From concept and design to an eclectic, international menu, Emeril Lagasse’s fourth New Orleans restaurant reflects the new face of the celebrity chef and the ever-changing Warehouse District neighborhood.
Several months ago, celebrity chef Emeril Lagasse opened Meril in the burgeoning Warehouse District, mere blocks from his flagship restaurant Emeril’s. Named after his daughter, Meril is a departure from Lagasse’s usual style, offering a casual dining environment with a highly diverse and affordable menu. To head the kitchen at Meril, Lagasse tapped Will Avelar who worked as sous chef at Emeril’s Delmonico. Together they have crafted internationally inspired dishes from Korean short ribs to Spanish-style croquettes and boudin tamales, but the global aspects don’t end at the edge of your plate.
Lagasse selected local architectural firm Bockman Forbes Design/Suite 222 Architecture, LLC to create the global atmosphere that diners enjoy at Meril. “We tried to reference world architecture and design elements from Mesoamerica, Asia, Europe … we tried to make it part of the whole concept, and I think that’s why it does seem so unique,” says Brian Bockman, founder and principal of Bockman Forbes Design. “It’s individual and it’s unique to Emeril’s … it’s part of his new look and it exists only for him.”
Virtually everything was custom made from the Japanese-inspired light cubes and egg-crate drop ceiling to the pre-cast concrete bar countertops with chamfered edges and concealed lighting. Bockman Forbes also designed the aluminum cage chandeliers inspired by crab and lobster traps. “We built 3D models of those chandeliers and sent them to a fabricator,” says Julie Ford, principal of Suite 222 Architecture. “I’m sure the last thing a major chef like Emeril would want is to go into another restaurant and see the exact same light fixtures.”
Integral to every successful restaurant is the kitchen design. Tripp Moynan, a local food service facility design consultant, was brought in to help create the dining bar, a signature feature at other Emeril’s restaurants, and to lay out the various equipment from a wood-burning pizza oven to a Japanese robata grill. “It’s a kitchen outfitted to make pretty much anything, which is something that isn’t normally done in most restaurants,” Ford says. The design team worked diligently to blend the atmosphere of the open kitchen with the dining room, an exacting task from lighting and tile work to the suspended shelving over the food bar that displays house made pickled vegetables, preserves, and barrels of aging hot sauce and Worcestershire sauce.
One of the more challenging aspects of the design was retaining industrial elements, like exposed brick walls, and ducts and pipes, while managing the restaurant’s acoustics.
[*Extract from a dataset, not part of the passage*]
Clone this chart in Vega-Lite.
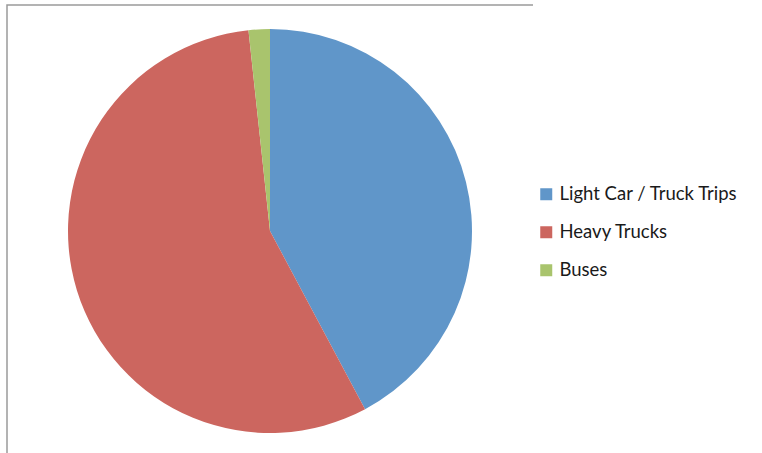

The usual suspects in durable restaurant flooring — like tile or concrete — are highly reflective, so the team at Bockman Forbes discovered a Mexican mesquite wood flooring solution by Kaswell. “They produce these wood block floors … so those are actually these little, individual pieces that they lay by hand, and, because the wood’s cut on the ingrain, it’s extremely strong and durable,” Ford says. “They used to use them in factories and to make streets 200 years ago. It’s way more durable than a traditional wood floor and it also absorbs sound.” They also employed fabric room dividers and sound absorbing acoustical panels in the pyramidal ceiling to help keep noise levels down.
Even the artwork at Meril has an international air about it. The symbolic, Chinese-inspired murals of ducks, crab and fish were created by local artist Landon Lott. “[Lott] does artwork for movie companies, so he was leaving to go to New Zealand for six months, and the only time he could do it was before we even started working on the space,” says Chris Wilson, culinary director at Emeril’s Homebase. “Those murals were the first thing that got done.” The restaurant also proudly displays a piece at the dining room entrance created by abstract naturalist painter Alex Beard who lives and works in New Orleans. Dubbed “Pig,” it’s indicative of the Chinese symbol for virility, strength and fertility.
Finally, Meril’s design was also, in a small part, a family affair. Even the younger Lagasses had some input. Coalescing with its international flair, Meril includes a modern, Millennial draw with everything from state-of-the-art LED lighting and sound systems to flat-screen televisions and illuminated phone charging stations. “[Lagasse’s] son EJ had some ideas about technology and what the Millennial age-group was looking for in restaurants,” Bockman says. “That’s how we came up with all these phone charging stations.” Even Meril, the restaurant’s namesake, had a small hand in creating this new concept. “On the doors to the restrooms are these little drawings that [Meril] did when she was younger,” Wilson says. “They really are cute.”